The Taking of Vimy Ridge, Easter Monday 1917, by Richard Jack.
Copyright Canadian War Museum (CN 8178).

The Taking of Vimy Ridge, Easter Monday 1917, by Richard Jack.

Canada's victory at Vimy Ridge took on enormous symbolic importance, not only for the military, but also for the nation at large. The event may even have played a direct role in Canada's constitutional evolution by providing the cause of greater independence additional moral authority. Some seven days after the battle, Sir Robert Borden pushed through a resolution at the Imperial War Conference declaring Canada and the other dominions "autonomous nations of an Imperial Commonwealth."

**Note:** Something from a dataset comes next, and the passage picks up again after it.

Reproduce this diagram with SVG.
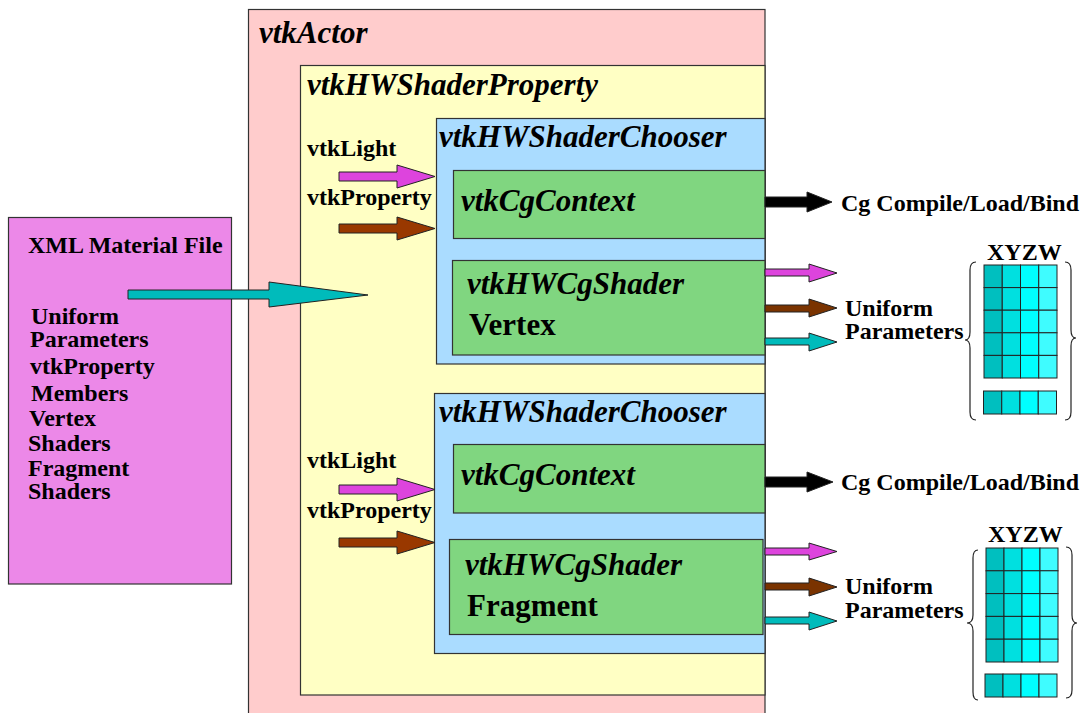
<svg xmlns="http://www.w3.org/2000/svg" width="1091" height="713" viewBox="0 0 1091 713">
<style>
.box{stroke:#333;stroke-width:1.2}
.actor{fill:#ffcccc}
.prop{fill:#ffffc4}
.chooser{fill:#aadcff}
.green{fill:#80d680}
.xml{fill:#ec88e8}
.arr{stroke:#222;stroke-width:1}
.mag{fill:#dd44dd}
.brn{fill:#993800}
.brn2{fill:#7a3300}
.teal{fill:#00bbbb}
.blk{fill:#000}
.c1{fill:#00bfbf}.c2{fill:#00e0e0}.c3{fill:#00ffff}.c4{fill:#3ffcff}
.cell{stroke:#222;stroke-width:1}
.brace{fill:none;stroke:#222;stroke-width:1.2}
</style>

<g id="vtkActor">
<rect class="box actor" x="248.5" y="9.5" width="516.5" height="720"/>
<text font-family="Liberation Serif, Times New Roman, serif" font-weight="bold" font-style="italic" font-size="31" x="259" y="43">vtkActor</text>
</g>

<g font-family="Liberation Serif, Times New Roman, serif" font-weight="bold" font-size="24">
<g id="vtkHWShaderProperty">
<rect class="box prop" x="300.5" y="65.5" width="464.5" height="629.5"/>
<text font-style="italic" font-size="31" x="307" y="95">vtkHWShaderProperty</text>
<text x="307" y="156">vtkLight</text>
<text x="307" y="205">vtkProperty</text>
<text x="307" y="468">vtkLight</text>
<text x="307" y="518">vtkProperty</text>
</g>

<g id="chooser1">
<rect class="box chooser" x="436.5" y="118.5" width="328.5" height="245.5"/>
<text font-style="italic" font-size="31" x="439" y="147">vtkHWShaderChooser</text>
</g>
<g id="cgcontext1">
<rect class="box green" x="453.5" y="170.5" width="311.5" height="68"/>
<text font-style="italic" font-size="31" x="461" y="211">vtkCgContext</text>
</g>
<g id="cgshader1">
<rect class="box green" x="452.5" y="260.5" width="312.5" height="94.5"/>
<text font-style="italic" font-size="31" x="467" y="294">vtkHWCgShader</text>
<text font-size="31" x="469" y="335">Vertex</text>
</g>

<g id="chooser2">
<rect class="box chooser" x="434.5" y="393.5" width="330.5" height="260"/>
<text font-style="italic" font-size="31" x="439" y="422">vtkHWShaderChooser</text>
</g>
<g id="cgcontext2">
<rect class="box green" x="453.5" y="444.5" width="311.5" height="68.5"/>
<text font-style="italic" font-size="31" x="461" y="485">vtkCgContext</text>
</g>
<g id="cgshader2">
<rect class="box green" x="449.5" y="539.5" width="313.5" height="95"/>
<text font-style="italic" font-size="31" x="465" y="575">vtkHWCgShader</text>
<text font-size="31" x="467" y="616">Fragment</text>
</g>

<g id="xmlFile">
<rect class="box xml" x="8.5" y="217.5" width="223" height="366.5"/>
<text x="28" y="253">XML Material File</text>
<text x="31" y="324">Uniform</text>
<text x="30" y="347">Parameters</text>
<text x="30" y="374">vtkProperty</text>
<text x="31" y="401">Members</text>
<text x="29" y="426">Vertex</text>
<text x="28" y="451">Shaders</text>
<text x="28" y="476">Fragment</text>
<text x="28" y="499">Shaders</text>
</g>

<g id="outputs">
<text x="841" y="211">Cg Compile/Load/Bind</text>
<text x="845" y="316">Uniform</text>
<text x="845" y="339">Parameters</text>
<text x="987" y="260">XYZW</text>
<text x="841" y="490">Cg Compile/Load/Bind</text>
<text x="845" y="594">Uniform</text>
<text x="845" y="618">Parameters</text>
<text x="988" y="542">XYZW</text>
</g>
</g>

<g id="matrix1">
<rect class="cell c1" x="984" y="265" width="18.25" height="22.6"/><rect class="cell c2" x="1002.25" y="265" width="18.25" height="22.6"/><rect class="cell c3" x="1020.5" y="265" width="18.25" height="22.6"/><rect class="cell c4" x="1038.75" y="265" width="18.25" height="22.6"/>
<rect class="cell c1" x="984" y="287.6" width="18.25" height="22.6"/><rect class="cell c2" x="1002.25" y="287.6" width="18.25" height="22.6"/><rect class="cell c3" x="1020.5" y="287.6" width="18.25" height="22.6"/><rect class="cell c4" x="1038.75" y="287.6" width="18.25" height="22.6"/>
<rect class="cell c1" x="984" y="310.2" width="18.25" height="22.6"/><rect class="cell c2" x="1002.25" y="310.2" width="18.25" height="22.6"/><rect class="cell c3" x="1020.5" y="310.2" width="18.25" height="22.6"/><rect class="cell c4" x="1038.75" y="310.2" width="18.25" height="22.6"/>
<rect class="cell c1" x="984" y="332.8" width="18.25" height="22.6"/><rect class="cell c2" x="1002.25" y="332.8" width="18.25" height="22.6"/><rect class="cell c3" x="1020.5" y="332.8" width="18.25" height="22.6"/><rect class="cell c4" x="1038.75" y="332.8" width="18.25" height="22.6"/>
<rect class="cell c1" x="984" y="355.4" width="18.25" height="22.6"/><rect class="cell c2" x="1002.25" y="355.4" width="18.25" height="22.6"/><rect class="cell c3" x="1020.5" y="355.4" width="18.25" height="22.6"/><rect class="cell c4" x="1038.75" y="355.4" width="18.25" height="22.6"/>
<rect class="cell c1" x="983.5" y="391" width="18.25" height="23"/><rect class="cell c2" x="1001.75" y="391" width="18.25" height="23"/><rect class="cell c3" x="1020" y="391" width="18.25" height="23"/><rect class="cell c4" x="1038.25" y="391" width="18.25" height="23"/>
<path class="brace" d="M976 262 Q970 262 970 270 L970 332 Q970 340 965 340 Q970 340 970 348 L970 412 Q970 420 976 420"/>
<path class="brace" d="M1065 262 Q1071 262 1071 270 L1071 330 Q1071 338 1076 338 Q1071 338 1071 346 L1071 412 Q1071 420 1065 420"/>
</g>

<g id="matrix2">
<rect class="cell c1" x="986" y="548" width="18" height="22.8"/><rect class="cell c2" x="1004" y="548" width="18" height="22.8"/><rect class="cell c3" x="1022" y="548" width="18" height="22.8"/><rect class="cell c4" x="1040" y="548" width="18" height="22.8"/>
<rect class="cell c1" x="986" y="570.8" width="18" height="22.8"/><rect class="cell c2" x="1004" y="570.8" width="18" height="22.8"/><rect class="cell c3" x="1022" y="570.8" width="18" height="22.8"/><rect class="cell c4" x="1040" y="570.8" width="18" height="22.8"/>
<rect class="cell c1" x="986" y="593.6" width="18" height="22.8"/><rect class="cell c2" x="1004" y="593.6" width="18" height="22.8"/><rect class="cell c3" x="1022" y="593.6" width="18" height="22.8"/><rect class="cell c4" x="1040" y="593.6" width="18" height="22.8"/>
<rect class="cell c1" x="986" y="616.4" width="18" height="22.8"/><rect class="cell c2" x="1004" y="616.4" width="18" height="22.8"/><rect class="cell c3" x="1022" y="616.4" width="18" height="22.8"/><rect class="cell c4" x="1040" y="616.4" width="18" height="22.8"/>
<rect class="cell c1" x="986" y="639.2" width="18" height="22.8"/><rect class="cell c2" x="1004" y="639.2" width="18" height="22.8"/><rect class="cell c3" x="1022" y="639.2" width="18" height="22.8"/><rect class="cell c4" x="1040" y="639.2" width="18" height="22.8"/>
<rect class="cell c1" x="985" y="674" width="18" height="23"/><rect class="cell c2" x="1003" y="674" width="18" height="23"/><rect class="cell c3" x="1021" y="674" width="18" height="23"/><rect class="cell c4" x="1039" y="674" width="18" height="23"/>
<path class="brace" d="M978 550 Q973 550 973 558 L973 615 Q973 623 967 623 Q973 623 973 631 L973 692 Q973 700 978 700"/>
<path class="brace" d="M1066 547 Q1072 547 1072 555 L1072 615 Q1072 623 1077 623 Q1072 623 1072 631 L1072 690 Q1072 698 1066 698"/>
</g>

<g id="connectors">
<polygon class="arr teal" points="128,290 269,290 269,282 368,295 269,307 269,299 128,299"/>
<polygon class="arr mag" points="339,172 397,172 397,165 435,176.5 397,188 397,181 339,181"/>
<polygon class="arr brn" points="339,224 397,224 397,217 435,228.5 397,240 397,233 339,233"/>
<polygon class="arr mag" points="339,485 397,485 397,478 435,489.5 397,501 397,494 339,494"/>
<polygon class="arr brn" points="339,538 397,538 397,531 435,542.5 397,554 397,547 339,547"/>
<polygon class="arr blk" points="765,197 807,197 807,192 832,202 807,212 807,207 765,207"/>
<polygon class="arr mag" points="765,269 809,269 809,264 837,273 809,282 809,276 765,276"/>
<polygon class="arr brn2" points="765,305 809,305 809,299 837,308 809,317 809,312 765,312"/>
<polygon class="arr teal" points="765,338 809,338 809,333 837,342 809,351 809,345 765,345"/>
<polygon class="arr blk" points="765,477 807,477 807,472 833,482 807,492 807,487 765,487"/>
<polygon class="arr mag" points="765,548 809,548 809,543 837,551.5 809,560 809,555 765,555"/>
<polygon class="arr brn2" points="765,583 809,583 809,578 837,587 809,596 809,590 765,590"/>
<polygon class="arr teal" points="765,617 809,617 809,612 837,621 809,630 809,624 765,624"/>
</g>
</svg>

The Battle of Vimy Ridge in April 1917 changed the face of Canada forever. Perhaps more than any other battle or any other incident in the history of Canada, the extraordinary accomplishment of our soldiers at Vimy Ridge made Canadian soldiers, civilians, and politicians regard themselves as unique, citizens of a nation separate and distinct from the mother country. More than one staunch imperialist would eventually claim: "I became a Canadian at Vimy Ridge."

The United States had finally entered the war in 1917. The German army was determined to achieve victory before the American troops could reach the battlefront in any appreciable numbers. Vimy Ridge was a strategically important German stronghold.

In taking Vimy Ridge, Canadian soldiers, at enormous cost in life nd limb, succeeded where British and French armies had failed. In fact, Vimy Ridge was the first British victory of the war. The sacrifice of the Canadian soldiers inspired a nation to be more than it had been before.